Court of Appeal decision
The Court of Appeal confirmed the decision of the High Court holding that responsibility of a parent company for the health and safety of its subsidiary’s employees may be imposed where:

(1) the businesses of the parent and subsidiary are in a relevant respect the same;

(2) the parent has, or ought to have, superior knowledge on some relevant aspect of health and safety in the particular industry;

(3) the subsidiary’s system of work is unsafe as the parent company knew, or ought to have known; and

(4) the parent knew or ought to have foreseen that the subsidiary or its employees would rely on its using that superior knowledge for the employees’ protection.

These points reflect the findings of the High Court. However the decision of Arden LJ seems to be broader than the High Court decision. She states that, for the purposes of element (4), it is not necessary to show that the parent is “in the practice of intervening” in the subsidiary’s health and safety policies. Rather, courts will look at the group structure more widely and may find element (4) established “where the evidence shows that the parent has a practice of intervening in the trading operations of the subsidiary, for example production and funding issues”.

Comment
This is one of the first cases in which a parent company was held to owe a direct duty of care to, and be liable for, a subsidiary’s employees. It is not a case of “piercing the corporate veil” and the decision to impose a direct duty of care on the parent company was not based on the parent company’s control of its subsidiary. Rather, it was the assumption of responsibility by the parent company over the relevant affairs of its subsidiary that forms the basis of the court’s judgment.

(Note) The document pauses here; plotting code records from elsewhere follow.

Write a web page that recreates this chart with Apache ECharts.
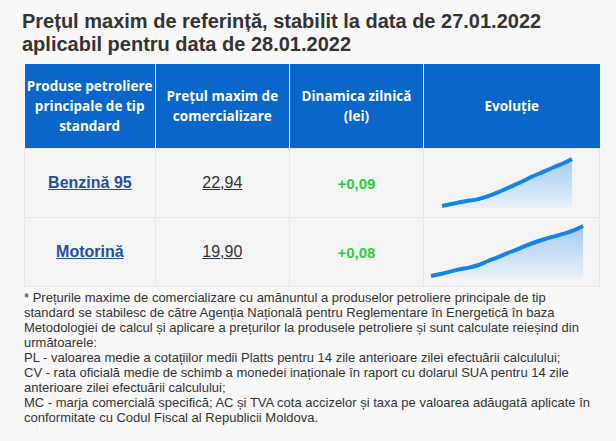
<!DOCTYPE html>
<html><head><meta charset="utf-8">
<script src="https://cdn.jsdelivr.net/npm/echarts@6/dist/echarts.min.js"></script>
<style>
body{margin:0;background:#f8f8f8;font-family:Arial,"Liberation Sans",sans-serif;color:#333;width:616px;height:441px;overflow:hidden}
h1{margin:0;position:absolute;left:22px;top:10px;font-size:20px;line-height:23px;font-weight:bold;color:#333}
table{position:absolute;left:24px;top:64px;border-collapse:collapse;width:576px}
th{background:#0a66c8;color:#fff;font-family:"Open Sans",sans-serif;font-size:13.5px;font-weight:bold;height:84px;padding:0 2px;border-left:1px solid #fff;line-height:20px}
th:first-child{border-left:none}
td{background:#f4f4f4;height:66px;border:1px solid #e6e6e6;text-align:center;font-size:16px}
.p a{color:#23509a;font-weight:bold;text-decoration:underline}
.v{text-decoration:underline;color:#333}
.g{color:#2ecc40;font-weight:bold;font-size:15px}
.note{position:absolute;left:24px;top:290px;width:566px;font-size:13px;line-height:15px;color:#333}
.spark{width:175px;height:66px}
</style></head><body>
<h1>Prețul maxim de referință, stabilit la data de 27.01.2022<br>aplicabil pentru data de 28.01.2022</h1>
<table>
<tr><th style="width:128px">Produse petroliere principale de tip standard</th><th style="width:130px">Prețul maxim de comercializare</th><th style="width:131px">Dinamica zilnică (lei)</th><th>Evoluție</th></tr>
<tr><td class="p"><a>Benzină 95</a></td><td><span class="v">22,94</span></td><td class="g">+0,09</td><td style="padding:0"><div id="s1" class="spark"></div></td></tr>
<tr><td class="p"><a>Motorină</a></td><td><span class="v">19,90</span></td><td class="g">+0,08</td><td style="padding:0"><div id="s2" class="spark"></div></td></tr>
</table>
<div class="note">* Prețurile maxime de comercializare cu amănuntul a produselor petroliere principale de tip standard se stabilesc de către Agenția Națională pentru Reglementare în Energetică în baza Metodologiei de calcul și aplicare a prețurilor la produsele petroliere și sunt calculate reieșind din următoarele:<br>PL - valoarea medie a cotațiilor medii Platts pentru 14 zile anterioare zilei efectuării calculului;<br>CV - rata oficială medie de schimb a monedei inaționale în raport cu dolarul SUA pentru 14 zile anterioare zilei efectuării calculului;<br>MC - marja comercială specifică; AC și TVA cota accizelor și taxa pe valoarea adăugată aplicate în conformitate cu Codul Fiscal al Republicii Moldova.</div>
<script>
const benzina=[21.55,21.60,21.65,21.70,21.73,21.79,21.87,21.97,22.07,22.18,22.29,22.41,22.51,22.62,22.72,22.82,22.94];
const motorina=[18.40,18.46,18.53,18.60,18.65,18.73,18.85,18.96,19.08,19.19,19.31,19.42,19.51,19.59,19.67,19.77,19.90];
function spark(id,data,grid){
  const c=echarts.init(document.getElementById(id));
  c.setOption({animation:false,grid:grid,
    xAxis:{type:'category',show:false,boundaryGap:false,data:data.map((_,i)=>i)},
    yAxis:{type:'value',show:false,min:data[0]-0.06,max:data[data.length-1]},
    series:[{type:'line',data:data,smooth:0.3,symbol:'none',lineStyle:{width:4,color:'#1484e6'},
      areaStyle:{color:new echarts.graphic.LinearGradient(0,0,0,1,[{offset:0,color:'#7fb9ee'},{offset:1,color:'#e3effa'}])}}]});
}
spark('s1',benzina,{left:18,right:27,top:9,bottom:8});
spark('s2',motorina,{left:7,right:16,top:7,bottom:7});
</script>
</body></html>
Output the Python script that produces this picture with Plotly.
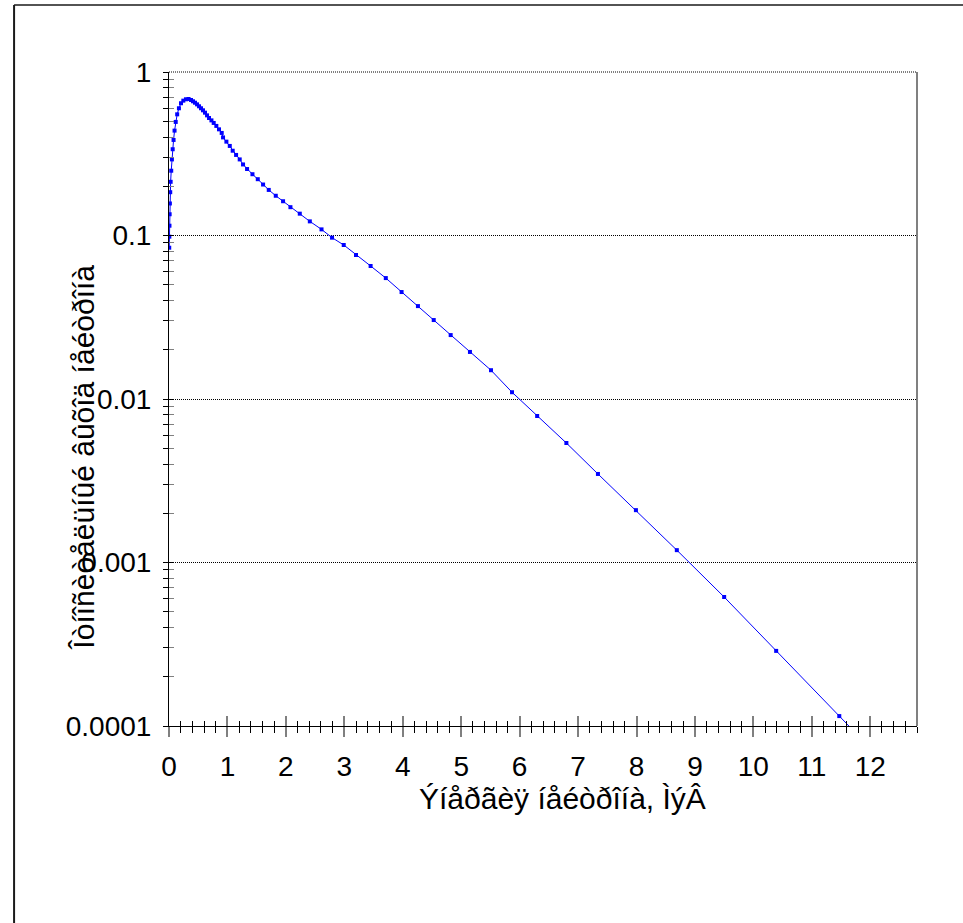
import plotly.graph_objects as go

# Neutron energy (MeV) and relative neutron yield
energy_mev = [
    0.004, 0.006, 0.008, 0.011, 0.015, 0.021, 0.028, 0.038, 0.05, 0.063,
    0.078, 0.095, 0.115, 0.14, 0.17, 0.205, 0.245, 0.29, 0.335,
    0.377, 0.411, 0.445, 0.48, 0.514, 0.548, 0.582, 0.616, 0.651, 0.685,
    0.726, 0.765, 0.81, 0.856, 0.902, 0.925, 0.982, 1.04, 1.09, 1.148,
    1.21, 1.267, 1.336, 1.428, 1.519, 1.61, 1.707, 1.827, 1.952, 2.078,
    2.238, 2.41, 2.61, 2.79, 2.99, 3.2, 3.45, 3.71, 3.98, 4.26,
    4.53, 4.82, 5.15, 5.51, 5.87, 6.3, 6.8, 7.34, 7.99, 8.69,
    9.5, 10.39, 11.47, 12.6,
]
relative_yield = [
    0.0842, 0.0984, 0.1148, 0.1349, 0.157, 0.184, 0.213, 0.249, 0.292, 0.337,
    0.384, 0.438, 0.495, 0.551, 0.600, 0.644, 0.668, 0.681, 0.684,
    0.674, 0.662, 0.649, 0.634, 0.617, 0.600, 0.583, 0.564, 0.543, 0.523,
    0.506, 0.488, 0.468, 0.446, 0.424, 0.398, 0.375, 0.353, 0.330, 0.311,
    0.292, 0.272, 0.255, 0.237, 0.221, 0.205, 0.190, 0.175, 0.162, 0.149,
    0.136, 0.122, 0.109, 0.097, 0.0875, 0.0760, 0.0651, 0.0549, 0.0451, 0.0370,
    0.0304, 0.0246, 0.0194, 0.0150, 0.0110, 0.00787, 0.00538, 0.00348, 0.00209, 0.00119,
    0.000615, 0.000288, 0.000115, 0.000044,
]

y_tick_values = [0.0001, 0.001, 0.01, 0.1, 1]
y_tick_labels = ["0.0001", "0.001", "0.01", "0.1", "1"]

x_title = "Ýíåðãèÿ íåéòðîíà, ÌýÂ"
y_title = "Îòíîñèòåëüíûé âûõîä íåéòðîíà"

FONT = "Liberation Sans, Arial, sans-serif"
FS = 28
FS_TITLE = 30
W, H = 963, 923
L, R, T, B = 169.3, 916.7, 72, 726

y_minor = [m * 10.0 ** e for e in range(-4, 0) for m in range(2, 10)]

fig = go.Figure()
fig.add_trace(go.Scatter(
    x=energy_mev, y=relative_yield, mode="lines+markers",
    line=dict(color="#0000FF", width=1),
    marker=dict(symbol="square", size=4, color="#0000FF", line=dict(width=0)),
    hoverinfo="x+y", showlegend=False,
))
# empty trace that carries the overlay axes used for inward tick halves
fig.add_trace(go.Scatter(x=[None], y=[None], xaxis="x2", yaxis="y2",
                         showlegend=False, hoverinfo="skip"))

common_x = dict(range=[0, 12.8], tick0=0, dtick=1, showgrid=False, zeroline=False)
common_y = dict(type="log", range=[-4, 0], tickvals=y_tick_values, zeroline=False)

fig.update_layout(
    width=W, height=H, autosize=False,
    margin=dict(l=L, r=W - R, t=T, b=H - B, pad=0),
    paper_bgcolor="white", plot_bgcolor="white",
    font=dict(family=FONT, size=FS, color="black"),
    xaxis=dict(
        **common_x, showline=True, linecolor="black", linewidth=1,
        ticks="outside", ticklen=10, tickwidth=2, tickcolor="#808080",
        ticklabelstandoff=5,
        tickfont=dict(family=FONT, size=FS, color="black"),
        minor=dict(dtick=0.2, tick0=0, ticks="outside", ticklen=6,
                   tickwidth=1, tickcolor="black", showgrid=False),
    ),
    xaxis2=dict(
        **common_x, overlaying="x", anchor="y2", side="bottom",
        showline=False, showticklabels=False,
        ticks="inside", ticklen=10, tickwidth=2, tickcolor="#808080",
        minor=dict(dtick=0.2, tick0=0, ticks="inside", ticklen=5,
                   tickwidth=1, tickcolor="black", showgrid=False),
    ),
    yaxis=dict(
        **common_y, ticktext=y_tick_labels,
        showline=True, linecolor="black", linewidth=1,
        showgrid=True, gridcolor="black", gridwidth=1, griddash="1px,1px",
        ticks="outside", ticklen=5, tickwidth=1, tickcolor="black",
        ticklabelstandoff=6,
        tickfont=dict(family=FONT, size=FS, color="black"),
        minor=dict(tickvals=y_minor, ticks="outside", ticklen=5,
                   tickwidth=1, tickcolor="black", showgrid=False),
    ),
    yaxis2=dict(
        **common_y, overlaying="y", anchor="x2", side="left",
        showline=False, showticklabels=False, showgrid=False,
        ticks="inside", ticklen=5, tickwidth=1, tickcolor="black",
        minor=dict(tickvals=y_minor, ticks="inside", ticklen=5,
                   tickwidth=1, tickcolor="#808080", showgrid=False),
    ),
)

pw, ph = R - L, B - T


def px_x(v):
    return (v - L) / pw


def px_y(v):
    return (B - v) / ph


shapes = [
    # right edge of the plot area
    dict(type="line", xref="paper", yref="paper", x0=1, x1=1, y0=0, y1=1,
         line=dict(color="#808080", width=2)),
    # top gridline at 1
    dict(type="line", xref="paper", yref="paper", x0=0, x1=1, y0=1, y1=1,
         line=dict(color="black", width=1, dash="1px,1px")),
    # chart frame (left and top edges)
    dict(type="line", xref="paper", yref="paper", x0=px_x(14.5), x1=px_x(14.5),
         y0=px_y(H + 5), y1=px_y(5), line=dict(color="#1a1a1a", width=2)),
    dict(type="line", xref="paper", yref="paper", x0=px_x(14.5), x1=px_x(W + 5),
         y0=px_y(5), y1=px_y(5), line=dict(color="#1a1a1a", width=1.5)),
]
fig.update_layout(shapes=shapes)

fig.add_annotation(text=x_title, xref="paper", yref="paper",
                   x=px_x(562), y=px_y(798), xanchor="center", yanchor="middle",
                   showarrow=False, font=dict(family=FONT, size=FS_TITLE, color="black"))
fig.add_annotation(text=y_title, xref="paper", yref="paper", textangle=-90,
                   x=px_x(83), y=px_y(457), xanchor="center", yanchor="middle",
                   showarrow=False, font=dict(family=FONT, size=FS_TITLE, color="black"))

fig.write_html("out.html")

The case specifically relates to the parent company’s responsibility for health and safety matters of its subsidiary’s employees. However, the way the Court of Appeal phrased its decision in relation to element (4) above suggests that it may have wider implications for parent company liability: To prove this element it will be sufficient to show that the parent company has a practice of intervening in other group-wide matters, matters entirely unrelated to health and safety issues.

The case also establishes that such a liability may be imposed on a parent company a long time after the relevant subsidiary ceased to exist. In the context of corporate transactions, this will have to be taken into account when conducting due diligence on a target group of companies.